Ernst & Young senior economist Lydia Boussour notes that Trump's federal workforce reductions likely won't appear in February's report but expects more noticeable federal employment declines in March and subsequent months.

Market Volatility Likely Inevitable

Regardless of tonight's outcome, significant market volatility seems unavoidable:

A better-than-expected report could temporarily relieve investors worried about recession, providing support for the dollar and stocks. However, disappointing data could trigger an even more severe storm.

A recent 22V Research survey shows 84% of investors are paying more attention to this jobs report than usual. About 53% believe Friday's data will trigger risk-off sentiment, 28% expect risk-on behavior, and 19% anticipate "mixed/negligible" impact.

Ryan Jacobs of Jacobs Investment Management suggests market reactions may be asymmetrical: negative data could accelerate the stock market correction, while positive data might only temporarily improve sentiment.

Goldman Sachs derivatives specialist Cullen Morgan notes the market is in a "good news is good news, bad news is bad news" mindset, with S&P 500 straddle options pricing in 1.65% volatility tonight.

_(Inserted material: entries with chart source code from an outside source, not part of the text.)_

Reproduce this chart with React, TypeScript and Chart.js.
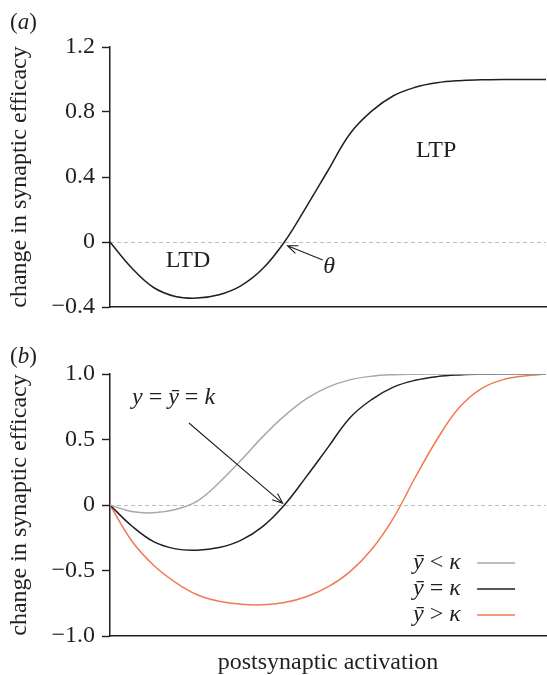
import React, { useEffect, useRef } from 'react';
import { Chart, registerables } from 'chart.js';

Chart.register(...registerables);

// ---------- data ----------
const X = [0, 5, 10, 15, 20, 25, 30, 35, 40, 45, 50, 55, 60, 65, 70, 75, 80, 85, 90, 95, 100];
// y = ȳ = κ  (also panel a)
const EQUAL = [0, -0.16, -0.28, -0.335, -0.345, -0.325, -0.27, -0.165, 0, 0.215, 0.44, 0.665, 0.805, 0.9, 0.952, 0.98, 0.993, 0.998, 1, 1, 1];
// ȳ < κ
const BELOW = [0, -0.05, -0.06, -0.035, 0.03, 0.17, 0.34, 0.52, 0.68, 0.81, 0.9, 0.955, 0.983, 0.995, 0.999, 1, 1, 1, 1, 1, 1];
// ȳ > κ
const ABOVE = [0, -0.275, -0.46, -0.59, -0.685, -0.735, -0.757, -0.762, -0.745, -0.7, -0.625, -0.51, -0.34, -0.1, 0.21, 0.5, 0.74, 0.885, 0.955, 0.985, 1];

const TICKS_A = [-0.4, 0, 0.4, 0.8, 1.2];
const LABELS_A = ['\u22120.4', '0', '0.4', '0.8', '1.2'];
const TICKS_B = [-1, -0.5, 0, 0.5, 1];
const LABELS_B = ['\u22121.0', '\u22120.5', '0', '0.5', '1.0'];

const Y_TITLE = 'change in synaptic efficacy';
const X_TITLE = 'postsynaptic activation';

const INK = '#231f20';
const GRAY = '#a8a8a8';
const ORANGE = '#f07a52';
const FAMILY = '"Liberation Serif", "DejaVu Serif", "Times New Roman", serif';

type Seg = [string, boolean];

function drawRich(ctx: CanvasRenderingContext2D, segs: Seg[], x: number, y: number, size: number, align: 'left' | 'center' = 'left') {
  const fontFor = (it: boolean) => `${it ? 'italic ' : ''}${size}px ${FAMILY}`;
  let total = 0;
  const widths = segs.map(([t, it]) => {
    ctx.font = fontFor(it);
    const w = ctx.measureText(t).width;
    total += w;
    return w;
  });
  let cx = align === 'center' ? x - total / 2 : x;
  ctx.textAlign = 'left';
  ctx.textBaseline = 'alphabetic';
  segs.forEach(([t, it], i) => {
    ctx.font = fontFor(it);
    ctx.fillText(t, cx, y);
    cx += widths[i];
  });
}

function drawArrow(ctx: CanvasRenderingContext2D, x1: number, y1: number, x2: number, y2: number) {
  const ang = Math.atan2(y2 - y1, x2 - x1);
  const head = 11;
  const spread = 0.38;
  ctx.beginPath();
  ctx.moveTo(x1, y1);
  ctx.lineTo(x2, y2);
  ctx.moveTo(x2 - head * Math.cos(ang - spread), y2 - head * Math.sin(ang - spread));
  ctx.lineTo(x2, y2);
  ctx.lineTo(x2 - head * Math.cos(ang + spread), y2 - head * Math.sin(ang + spread));
  ctx.strokeStyle = INK;
  ctx.lineWidth = 1.1;
  ctx.stroke();
}

function zeroLine(chart: any) {
  const { ctx, chartArea, scales } = chart;
  const y = Math.round(scales.y.getPixelForValue(0)) + 0.5;
  ctx.save();
  ctx.strokeStyle = '#bdbdbd';
  ctx.lineWidth = 1;
  ctx.setLineDash([4, 3]);
  ctx.beginPath();
  ctx.moveTo(chartArea.left, y);
  ctx.lineTo(chartArea.right, y);
  ctx.stroke();
  ctx.restore();
}

const pts = (ys: number[]) => X.map((x, i) => ({ x, y: ys[i] }));

function yScale(min: number, max: number, ticks: number[], labels: string[]) {
  return {
    type: 'linear',
    min,
    max,
    afterBuildTicks: (s: any) => {
      s.ticks = ticks.map((v) => ({ value: v }));
    },
    afterFit: (s: any) => {
      s.width = 110;
    },
    ticks: {
      font: { family: FAMILY, size: 24 },
      color: INK,
      padding: 7,
      callback: (_v: any, i: number) => labels[i],
    },
    grid: { drawOnChartArea: false, drawTicks: true, tickLength: 8, tickColor: INK, tickWidth: 1.4 },
    border: { display: true, color: INK, width: 1.5 },
    title: {
      display: true,
      text: Y_TITLE,
      color: INK,
      font: { family: FAMILY, size: 24, lineHeight: 1 },
      padding: { top: 8, bottom: 0 },
    },
  };
}

function xScale(height: number, withTitle: boolean) {
  return {
    type: 'linear',
    min: 0,
    max: 100,
    afterFit: (s: any) => {
      s.height = height;
    },
    ticks: { display: false },
    grid: { display: false, drawTicks: false },
    border: { display: true, color: INK, width: 1.5 },
    title: {
      display: withTitle,
      text: X_TITLE,
      color: INK,
      font: { family: FAMILY, size: 24, lineHeight: 1 },
      padding: { top: 0, bottom: 0 },
    },
  };
}

const lineDs = (label: string, ys: number[], color: string) => ({
  label,
  data: pts(ys),
  borderColor: color,
  backgroundColor: color,
  borderWidth: 1.5,
  pointRadius: 0,
  fill: false,
  tension: 0.4,
});

const LEGEND: { segs: Seg[]; color: string; yv: number }[] = [
  { segs: [['\u0233', true], [' < ', false], ['\u03BA', true]], color: GRAY, yv: -0.443 },
  { segs: [['\u0233', true], [' = ', false], ['\u03BA', true]], color: INK, yv: -0.641 },
  { segs: [['\u0233', true], [' > ', false], ['\u03BA', true]], color: ORANGE, yv: -0.84 },
];

export default function App() {
  const refA = useRef<HTMLCanvasElement>(null);
  const refB = useRef<HTMLCanvasElement>(null);

  useEffect(() => {
    const annotA = {
      id: 'annotA',
      beforeDatasetsDraw(chart: any) {
        zeroLine(chart);
      },
      afterDatasetsDraw(chart: any) {
        const { ctx, scales } = chart;
        const { x, y } = scales;
        ctx.save();
        ctx.fillStyle = INK;
        drawRich(ctx, [['LTD', false]], x.getPixelForValue(17.9), y.getPixelForValue(-0.156), 24, 'center');
        drawRich(ctx, [['LTP', false]], x.getPixelForValue(74.8), y.getPixelForValue(0.525), 24, 'center');
        drawRich(ctx, [['\u03B8', true]], x.getPixelForValue(48.9), y.getPixelForValue(-0.191), 24, 'left');
        drawArrow(ctx, x.getPixelForValue(48.8), y.getPixelForValue(-0.111), x.getPixelForValue(40.7), y.getPixelForValue(-0.023));
        ctx.fillStyle = INK;
        drawRich(ctx, [['(', false], ['a', true], [')', false]], 10, 29, 23, 'left');
        ctx.restore();
      },
    };

    const annotB = {
      id: 'annotB',
      beforeDatasetsDraw(chart: any) {
        zeroLine(chart);
      },
      afterDatasetsDraw(chart: any) {
        const { ctx, scales } = chart;
        const { x, y } = scales;
        ctx.save();
        ctx.fillStyle = INK;
        drawRich(
          ctx,
          [['y', true], [' = ', false], ['\u0233', true], [' = ', false], ['k', true]],
          x.getPixelForValue(5.05),
          y.getPixelForValue(0.771),
          24,
          'left'
        );
        drawArrow(ctx, x.getPixelForValue(18.1), y.getPixelForValue(0.626), x.getPixelForValue(39.6), y.getPixelForValue(0.013));
        LEGEND.forEach((row) => {
          const cy = y.getPixelForValue(row.yv);
          ctx.fillStyle = INK;
          drawRich(ctx, row.segs, x.getPixelForValue(69.5), cy + 6, 24, 'left');
          ctx.beginPath();
          ctx.moveTo(x.getPixelForValue(84.2), cy);
          ctx.lineTo(x.getPixelForValue(92.9), cy);
          ctx.strokeStyle = row.color;
          ctx.lineWidth = 1.5;
          ctx.stroke();
        });
        ctx.fillStyle = INK;
        drawRich(ctx, [['(', false], ['b', true], [')', false]], 10, 33, 23, 'left');
        ctx.restore();
      },
    };

    const chartA = new Chart(refA.current as HTMLCanvasElement, {
      type: 'line',
      data: { datasets: [lineDs('y = \u0233 = \u03BA', EQUAL, INK)] as any },
      options: {
        animation: false,
        responsive: false,
        layout: { padding: { top: 47, left: 0, right: 1, bottom: 0 } },
        plugins: { legend: { display: false }, tooltip: { enabled: false } },
        scales: {
          x: xScale(23, false) as any,
          y: yScale(-0.4, 1.2, TICKS_A, LABELS_A) as any,
        },
      },
      plugins: [annotA],
    });

    const chartB = new Chart(refB.current as HTMLCanvasElement, {
      type: 'line',
      data: {
        datasets: [
          lineDs('\u0233 < \u03BA', BELOW, GRAY),
          lineDs('\u0233 = \u03BA', EQUAL, INK),
          lineDs('\u0233 > \u03BA', ABOVE, ORANGE),
        ] as any,
      },
      options: {
        animation: false,
        responsive: false,
        layout: { padding: { top: 44, left: 0, right: 1, bottom: 0 } },
        plugins: { legend: { display: false }, tooltip: { enabled: false } },
        scales: {
          x: xScale(39, true) as any,
          y: yScale(-1, 1, TICKS_B, LABELS_B) as any,
        },
      },
      plugins: [annotB],
    });

    return () => {
      chartA.destroy();
      chartB.destroy();
    };
  }, []);

  return (
    <div style={{ position: 'absolute', left: 0, top: 0, width: 547, height: 675, background: '#fff' }}>
      <canvas ref={refA} width={547} height={330} style={{ position: 'absolute', left: 0, top: 0 }} />
      <canvas ref={refB} width={547} height={345} style={{ position: 'absolute', left: 0, top: 330 }} />
    </div>
  );
}
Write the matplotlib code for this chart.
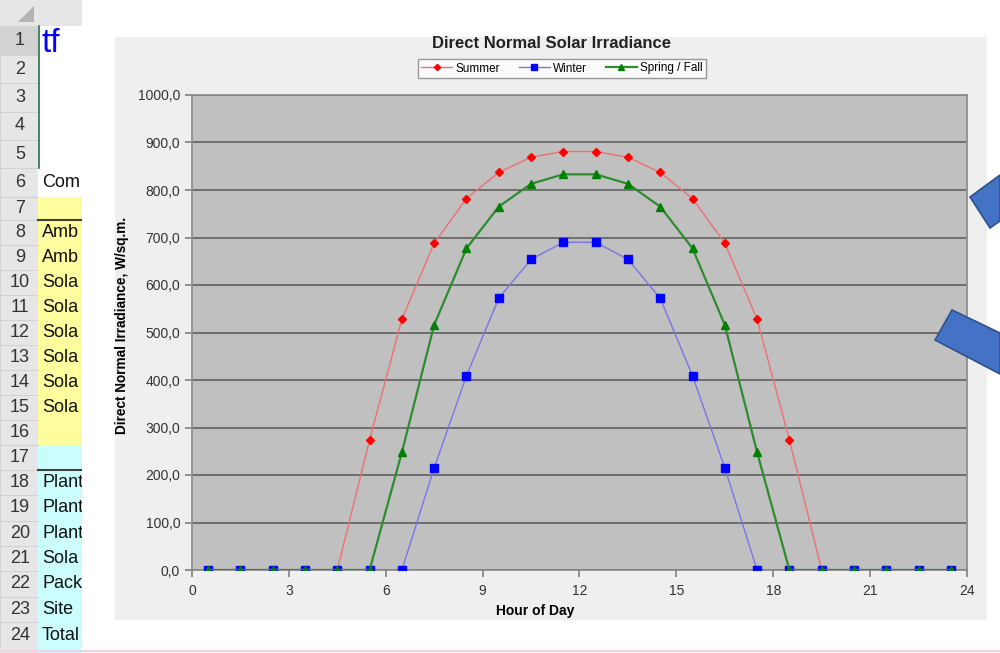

Goldman's trading desk views the NFP report as a binary event for risk assets, with unusually strong demand for tail-risk protection. They predict that if data meets expectations, the S&P 500 could rise by 1.25%.

Beyond equities, tonight is also crucial for the dollar. The ICE Dollar Index has already fallen 3.3% this week and could record its largest weekly decline in two and a half years if it fails to rebound significantly after the jobs report.

City Index analyst Fawad Razaqzada warns that weak employment data could prompt the Federal Reserve to cut rates more aggressively than currently expected, adding further uncertainty to markets.